Fair Employment (School Teachers) Act (Northern Ireland) 2022
This legislation was enacted by the Northern Ireland Assembly in 2022 and came into effect on 12th May 2024.
From this date, it will be unlawful to discriminate on the grounds of religious or philosophical belief or political opinion in respectof the recruitment or promotion of teachers in schools in Northern Ireland.
Prior to 2003, FETO, and its predecessors, did not prohibit discrimination on the grounds of religious or philosophical belief or political opinion in relation to any aspect of the employment of school teachers. That was due to the effects of article 71 of FETO, commonly known as the teachers’ exception.
This situation changed through a process that began in 2003 when an EU equality law, Council Directive 2000/78/EC, required the exception to be modified and
narrowed. As a result, and since then, FETO has prohibited discrimination on its equality grounds in relation to most aspects of the employment of teachers in
schools; e.g. in relation to pay, training, absence and performance management,
dismissal, harassment.
Despite that change, FETO’s prohibition of discrimination did not apply to the recruitment or promotion of teachers in schools due to the continuing effects of one part of the article 71 exception that remained.
The remaining gap in coverage was filled on 12 May 2024 with the inrtoduction of this legislation.
192 (C.9) Employment Rights (Time off for Study and Training) (1998 Order)(Commencement) Order (Northern Ireland) 2000
This Order brings into operation on 1/9/00 the provisions of the Employment Rights (Time off for study or training) (Northern Ireland) Order 1998.
The Parental Bereavement Leave and Pay (Consequential Amendments to Subordinate Legislation) Regulations (Northern Ireland) 2022
Additional legislation amending subordinate legislation for the provision of parental bereavement leave and pay in Northern Ireland
No 146 The Shared Parental Leave and Statutory Shared Parental Pay (Consequential Amendments to Subordinate Legislation) Order (Northern Ireland) 2015
This Order makes consequential amendments arising from Part 2 of the Work and Families Act (Northern Ireland) 2015. Part 2 makes provision for new entitlements to shared parental leave and statutory shared parental pay and abolishes additional paternity leave and additional statutory paternity pay.
The Statutory Parental Bereavement Pay (Administration) Regulations (Northern Ireland) 2022
These Regulations provide for the funding of employers’ liabilities to make payments of statutory parental bereavement pay; they also impose obligations on employers in connection with such payments and confer powers on the Commissioners for Her Majesty’s Revenue and Customs (“the Commissioners”).
Under regulation 3, an employer is entitled to an amount equal to 92 per cent. of payments made by the employer of statutory parental bereavement pay, or the whole of such payments if the employer is a small employer.
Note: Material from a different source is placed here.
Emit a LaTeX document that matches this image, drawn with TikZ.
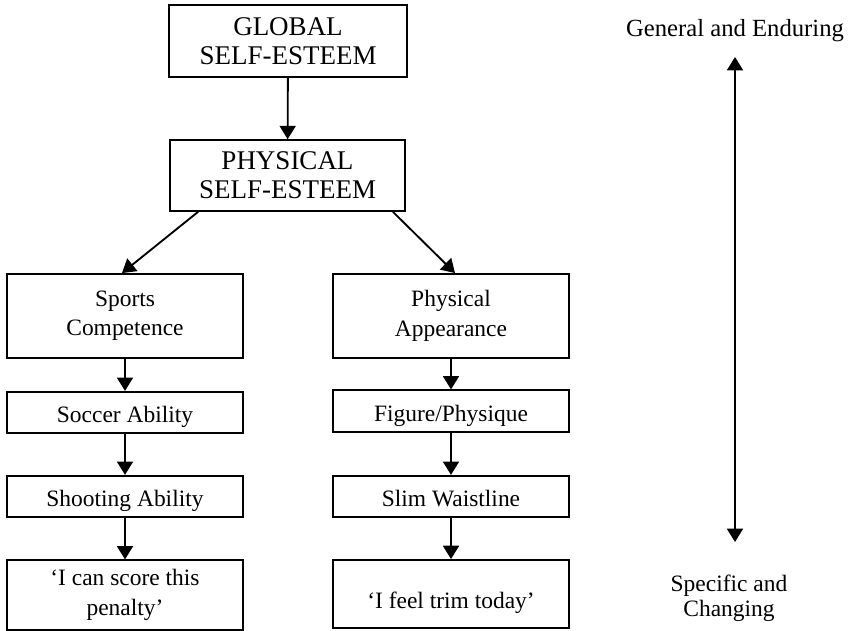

Regulations 4 to 7 provide for employers to be reimbursed through deductions from income tax, national insurance and other payments that they would otherwise make to the Commissioners, and for the Commissioners to fund payments to the extent that employers cannot be fully reimbursed in this way. Regulation 8 enables the Commissioners to recover overpayments to employers.
Regulation 9 requires employers to maintain records relevant to the payment of statutory parental bereavement pay to employees or former employees, and regulation 10 empowers officers of Revenue and Customs to inspect, copy or remove employers’ payment records.
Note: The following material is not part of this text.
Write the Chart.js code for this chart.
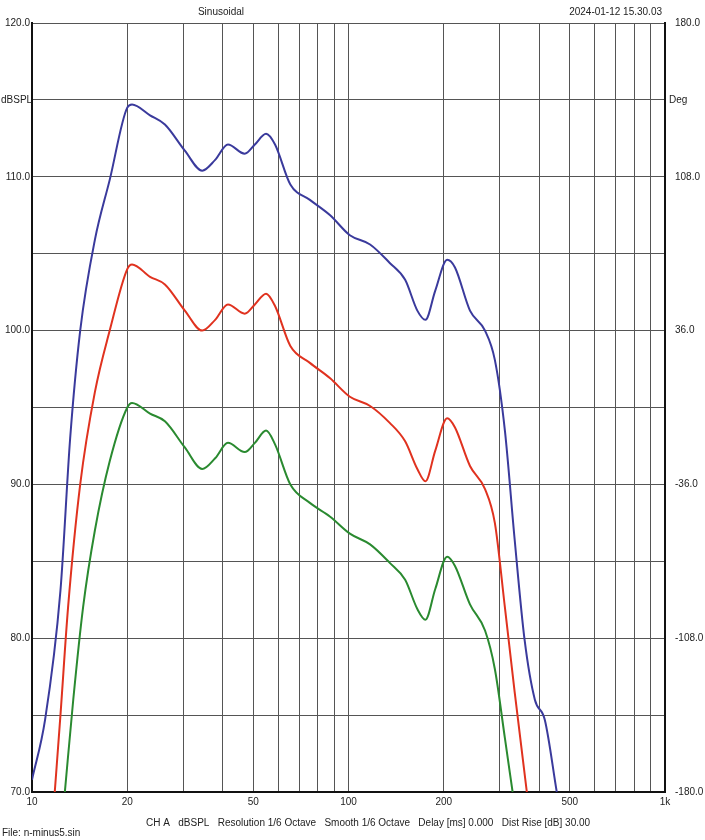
<!DOCTYPE html>
<html><head><meta charset="utf-8">
<script src="https://cdn.jsdelivr.net/npm/chart.js@4"></script>
<style>html,body{margin:0;padding:0;background:#fff}#wrap{width:705px;height:840px}</style>
</head><body><div id="wrap"><canvas id="c" width="705" height="840"></canvas></div>
<script>
const xTickValues = [10, 20, 30, 40, 50, 60, 70, 80, 90, 100, 200, 300, 400, 500, 600, 700, 800, 900, 1000];
const xTickLabels = { 10: "10", 20: "20", 50: "50", 100: "100", 200: "200", 500: "500", 1000: "1k" };
const rightTickLabels = [-180, -108, -36, 36, 108, 180];

const blueFreq = [10, 11, 12.3, 13.2, 14.2, 15.8, 17.6, 20, 20.7, 23.6, 26.3, 30.4, 34.5, 37.9, 41.6, 47, 50.6, 54.9, 58.6, 65.5, 75.5, 87.5, 101, 117, 135, 151, 165, 175, 188, 205, 217, 242, 270, 290, 312, 335, 360, 388, 417, 455];
const blueDb = [70.8, 74.7, 83.1, 93, 100, 105.9, 109.8, 114.5, 114.7, 114, 113.4, 111.7, 110.4, 111.1, 112.1, 111.5, 112.1, 112.8, 112.1, 109.5, 108.5, 107.5, 106.2, 105.6, 104.4, 103.3, 101.3, 100.7, 102.6, 104.6, 104.1, 101.3, 100, 98.1, 93.5, 86.4, 79.9, 76, 74.7, 70];

const redFreq = [11.8, 12.3, 13, 14.2, 15.8, 17.6, 20, 20.7, 23.6, 26.3, 30.4, 34.5, 37.9, 41.6, 47, 50.6, 54.9, 58.6, 65.5, 75.5, 87.5, 101, 117, 135, 151, 165, 175, 188, 205, 217, 242, 270, 290, 312, 335, 366];
const redDb = [70, 75, 82, 90, 96, 100, 104, 104.3, 103.5, 103, 101.3, 100, 100.7, 101.7, 101.1, 101.7, 102.4, 101.6, 99, 97.9, 96.9, 95.7, 95.1, 94, 92.8, 91, 90.2, 92.2, 94.3, 93.7, 91.2, 89.7, 87.5, 82, 76.5, 70];

const greenFreq = [12.7, 13.5, 14.5, 15.8, 17.6, 20, 20.7, 23.6, 26.3, 30.4, 34.5, 37.9, 41.6, 47, 50.6, 54.9, 58.6, 65.5, 75.5, 87.5, 101, 117, 135, 151, 165, 175, 188, 205, 217, 242, 270, 290, 312, 330];
const greenDb = [70, 76, 82, 87, 91.5, 95, 95.3, 94.6, 94.1, 92.4, 91, 91.7, 92.7, 92.1, 92.7, 93.5, 92.6, 90, 88.8, 87.9, 86.8, 86.1, 84.9, 83.8, 81.9, 81.2, 83.2, 85.3, 84.7, 82.2, 80.5, 78, 73.5, 70];

const pts = (f, v) => f.map((x, i) => ({ x: x, y: v[i] }));
const FONT = "'Liberation Sans', Arial, sans-serif";

const textPlugin = {
  id: "texts",
  afterDraw(chart) {
    const c = chart.ctx;
    c.save();
    c.fillStyle = "#222";
    c.font = "10px " + FONT;
    c.textBaseline = "middle";
    c.textAlign = "center";
    c.fillText("Sinusoidal", 221, 12);
    c.textAlign = "right";
    c.fillText("2024-01-12 15.30.03", 662, 12);
    c.textAlign = "left";
    c.fillText("dBSPL", 1, 100);
    c.fillText("Deg", 669, 100);
    c.fillText("CH A   dBSPL   Resolution 1/6 Octave   Smooth 1/6 Octave   Delay [ms] 0.000   Dist Rise [dB] 30.00", 146, 823);
    c.fillText("File: n-minus5.sin", 2, 833);
    c.restore();
  }
};

new Chart(document.getElementById("c"), {
  type: "line",
  data: {
    datasets: [
      { data: pts(blueFreq, blueDb), borderColor: "#3a3a9c", borderWidth: 2, pointRadius: 0, cubicInterpolationMode: "monotone" },
      { data: pts(redFreq, redDb), borderColor: "#e0321f", borderWidth: 2, pointRadius: 0, cubicInterpolationMode: "monotone" },
      { data: pts(greenFreq, greenDb), borderColor: "#2a8a30", borderWidth: 2, pointRadius: 0, cubicInterpolationMode: "monotone" },
    ],
  },
  options: {
    responsive: false,
    animation: false,
    layout: { padding: { top: 23, right: 0, left: 0, bottom: 0 } },
    plugins: { legend: { display: false }, tooltip: { enabled: false } },
    scales: {
      x: {
        type: "logarithmic", min: 10, max: 1000,
        afterBuildTicks: (s) => { s.ticks = xTickValues.map((v) => ({ value: v })); },
        afterFit: (s) => { s.height = 48; },
        ticks: { autoSkip: false, maxRotation: 0, color: "#222", font: { size: 10, family: FONT }, padding: 4,
          callback: (v) => xTickLabels[v] || "" },
        grid: { color: "#555", lineWidth: 1, drawTicks: false },
        border: { color: "#111", width: 2 },
      },
      y: {
        min: 70, max: 120,
        afterBuildTicks: (s) => { const t = []; for (let v = 70; v <= 120; v += 5) t.push({ value: v }); s.ticks = t; },
        afterFit: (s) => { s.width = 32; },
        ticks: { color: "#222", font: { size: 10, family: FONT }, padding: 2,
          callback: (v) => (v % 10 === 0 ? v.toFixed(1) : "") },
        grid: { color: "#555", lineWidth: 1, drawTicks: false },
        border: { color: "#111", width: 2 },
      },
      y2: {
        position: "right", min: -180, max: 180,
        afterBuildTicks: (s) => { s.ticks = rightTickLabels.map((v) => ({ value: v })); },
        afterFit: (s) => { s.width = 40; },
        ticks: { color: "#222", font: { size: 10, family: FONT }, padding: 2, callback: (v) => v.toFixed(1) },
        grid: { display: false },
        border: { color: "#111", width: 2 },
      },
    },
  },
  plugins: [textPlugin],
});
</script></body></html>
Regulation 11 requires an employer who decides not to make any, or any further, payments of statutory parental bereavement pay to an employee or a former employee to give that person the details of the decision and the reasons for it. Regulations 12 and 13 provide for officers of Revenue and Customs to determine issues relating to a person’s entitlement to statutory parental bereavement pay. Regulation 14 provides for employers, employment agencies, persons claiming statutory parental bereavement pay and others to furnish information or documents to an officer of Revenue and Customs on request.